---------- Data provided ----------

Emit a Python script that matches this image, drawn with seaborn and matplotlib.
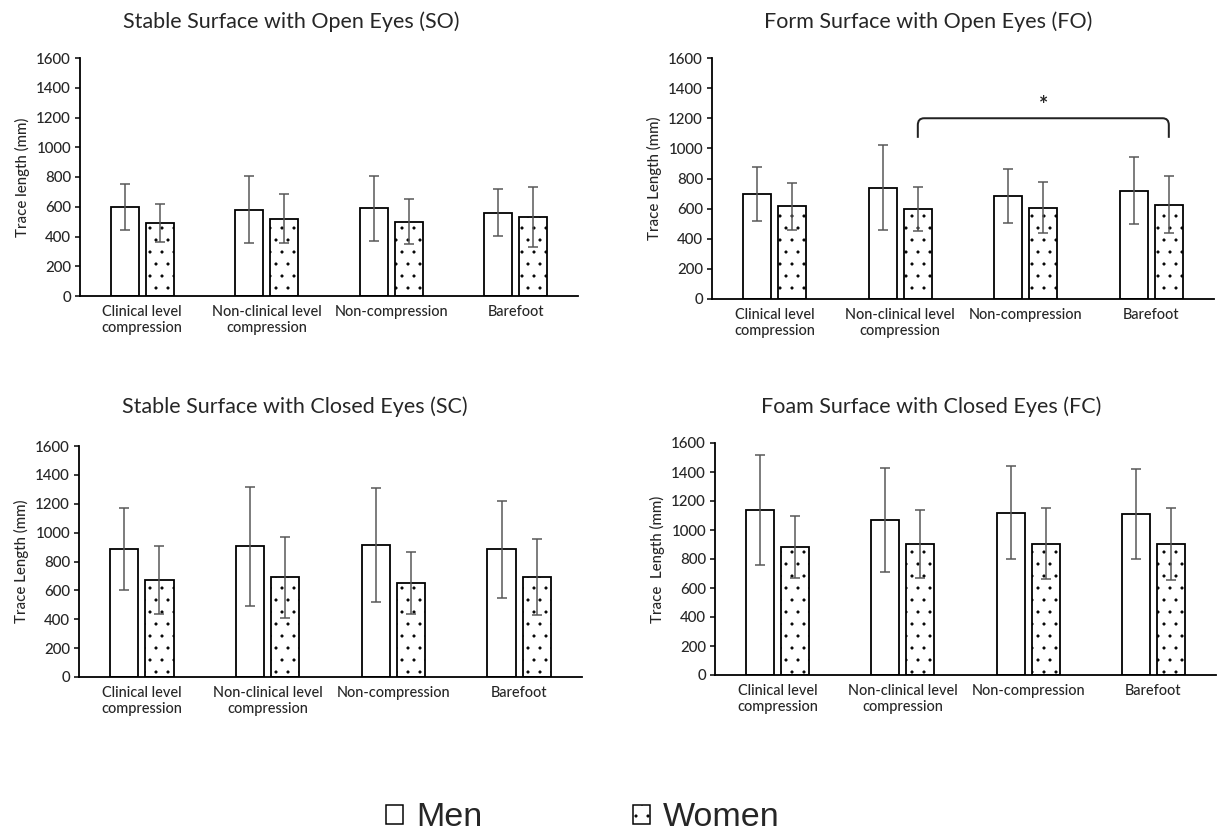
import numpy as np
import pandas as pd
import matplotlib
matplotlib.use("Agg")
import matplotlib.pyplot as plt
import seaborn as sns
from matplotlib.patches import Patch, PathPatch
from matplotlib.path import Path

# --- data ---
devices = ["Clinical level\ncompression", "Non-clinical level\ncompression",
           "Non-compression", "Barefoot"]
sexes = ["Men", "Women"]

so_men = [600, 580, 590, 560]
so_men_sd = [155, 225, 220, 158]
so_women = [490, 520, 500, 530]
so_women_sd = [130, 165, 150, 200]

fo_men = [695, 740, 685, 720]
fo_men_sd = [180, 285, 178, 222]
fo_women = [615, 598, 605, 625]
fo_women_sd = [155, 146, 170, 190]

sc_men = [885, 905, 915, 885]
sc_men_sd = [285, 410, 395, 335]
sc_women = [670, 690, 650, 690]
sc_women_sd = [237, 278, 213, 263]

fc_men = [1140, 1070, 1120, 1110]
fc_men_sd = [378, 360, 322, 313]
fc_women = [885, 905, 905, 905]
fc_women_sd = [215, 235, 245, 250]

titles = ["Stable Surface with Open Eyes (SO)", "Form Surface with Open Eyes (FO)",
          "Stable Surface with Closed Eyes (SC)", "Foam Surface with Closed Eyes (FC)"]
ylabels = ["Trace length (mm)", "Trace Length (mm)",
           "Trace Length (mm)", "Trace  Length (mm)"]
yticks = [0, 200, 400, 600, 800, 1000, 1200, 1400, 1600]

# significance bracket in FO panel (between women bars)
sig_pair = (1, 3)
sig_y = 1200
sig_label = "*"

panels = [
    (so_men, so_men_sd, so_women, so_women_sd),
    (fo_men, fo_men_sd, fo_women, fo_women_sd),
    (sc_men, sc_men_sd, sc_women, sc_women_sd),
    (fc_men, fc_men_sd, fc_women, fc_women_sd),
]

W, H, DPI = 1223, 835, 72

sns.set_theme(style="white")
plt.rcParams['font.family'] = ['Lato', 'DejaVu Sans']
plt.rcParams['hatch.linewidth'] = 0.6

fig = plt.figure(figsize=(W / DPI, H / DPI), dpi=DPI)

# axes boxes in pixels: left, right, top, bottom
boxes = [(80, 578, 58, 296), (712, 1214, 58, 299),
         (79, 582, 446, 677), (715, 1216, 443, 675)]
title_pos = [(291, 22), (928, 22), (295, 407), (931, 407)]

for i, (men, men_sd, women, women_sd) in enumerate(panels):
    l, r, t, b = boxes[i]
    ax = fig.add_axes([l / W, 1 - b / H, (r - l) / W, (b - t) / H])

    df = pd.DataFrame({
        "device": devices * 2,
        "sex": ["Men"] * 4 + ["Women"] * 4,
        "trace": men + women,
        "sd": men_sd + women_sd,
    })

    sns.barplot(data=df, x="device", y="trace", hue="sex", order=devices,
                hue_order=sexes, palette=["white", "white"], saturation=1,
                edgecolor="black", linewidth=1.8, width=0.56, gap=0.2,
                errorbar=None, legend=False, ax=ax)

    # dotted fill for women
    for bar in ax.containers[1]:
        bar.set_hatch(".")

    # error bars
    for cont, sds in zip(ax.containers, [men_sd, women_sd]):
        xs = [p.get_x() + p.get_width() / 2 for p in cont]
        ys = [p.get_height() for p in cont]
        ax.errorbar(xs, ys, yerr=sds, fmt="none", ecolor="#555555",
                    elinewidth=1.5, capsize=5, capthick=1.5, zorder=5)

    ax.set_xlim(-0.5, 3.5)
    ax.set_ylim(0, 1600)
    ax.set_yticks(yticks)
    ax.set_yticklabels([str(v) for v in yticks], fontsize=15, fontweight="medium")
    ax.set_xticks(range(len(devices)))
    ax.set_xticklabels(devices, fontsize=14.5, linespacing=1.2, fontweight="medium")
    ax.set_xticks(np.arange(-0.5, 4.0, 1.0), minor=True)
    ax.tick_params(axis="x", which="major", length=0, pad=9)
    ax.tick_params(axis="x", which="minor", length=10, width=1.5,
                   direction="inout", color="black")
    ax.tick_params(axis="y", which="major", length=5, width=1.5,
                   direction="out", color="black", left=True, pad=4)
    ax.set_xlabel("")
    ax.set_ylabel(ylabels[i], fontsize=15, labelpad=6, fontweight="medium")
    sns.despine(ax=ax)
    for side in ["left", "bottom"]:
        ax.spines[side].set_color("black")
        ax.spines[side].set_linewidth(1.8)

    fig.text(title_pos[i][0] / W, 1 - title_pos[i][1] / H, titles[i],
             ha="center", va="center", fontsize=21.5)

    if i == 1:
        women_x = [p.get_x() + p.get_width() / 2 for p in ax.containers[1]]
        x0, x1 = women_x[sig_pair[0]], women_x[sig_pair[1]]
        y_end = sig_y - 130
        verts = [(x0, y_end), (x0, sig_y - 45), (x0, sig_y), (x0 + 0.05, sig_y),
                 (x1 - 0.05, sig_y), (x1, sig_y), (x1, sig_y - 45), (x1, y_end)]
        codes = [Path.MOVETO, Path.LINETO, Path.CURVE3, Path.CURVE3,
                 Path.LINETO, Path.CURVE3, Path.CURVE3, Path.LINETO]
        ax.add_patch(PathPatch(Path(verts, codes), fill=False,
                               edgecolor="#222222", linewidth=2))
        ax.text((x0 + x1) / 2, sig_y + 85, sig_label, ha="center",
                va="center", fontsize=22, fontweight="bold")

handles = [Patch(facecolor="white", edgecolor="black", linewidth=1.5),
           Patch(facecolor="white", edgecolor="black", linewidth=1.5, hatch=".")]
fig.legend(handles, sexes, loc="center", bbox_to_anchor=(583 / W, 1 - 818 / H),
           ncol=2, frameon=False, handlelength=0.5, handleheight=0.45,
           handletextpad=0.4, columnspacing=4.4,
           prop={"family": "Liberation Sans", "size": 34})

fig.savefig("out.png", dpi=DPI, facecolor="white")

----------

Requirements: Using the listing above, work out how many of its lines include "seaborn", and give only the result.

Task output: 2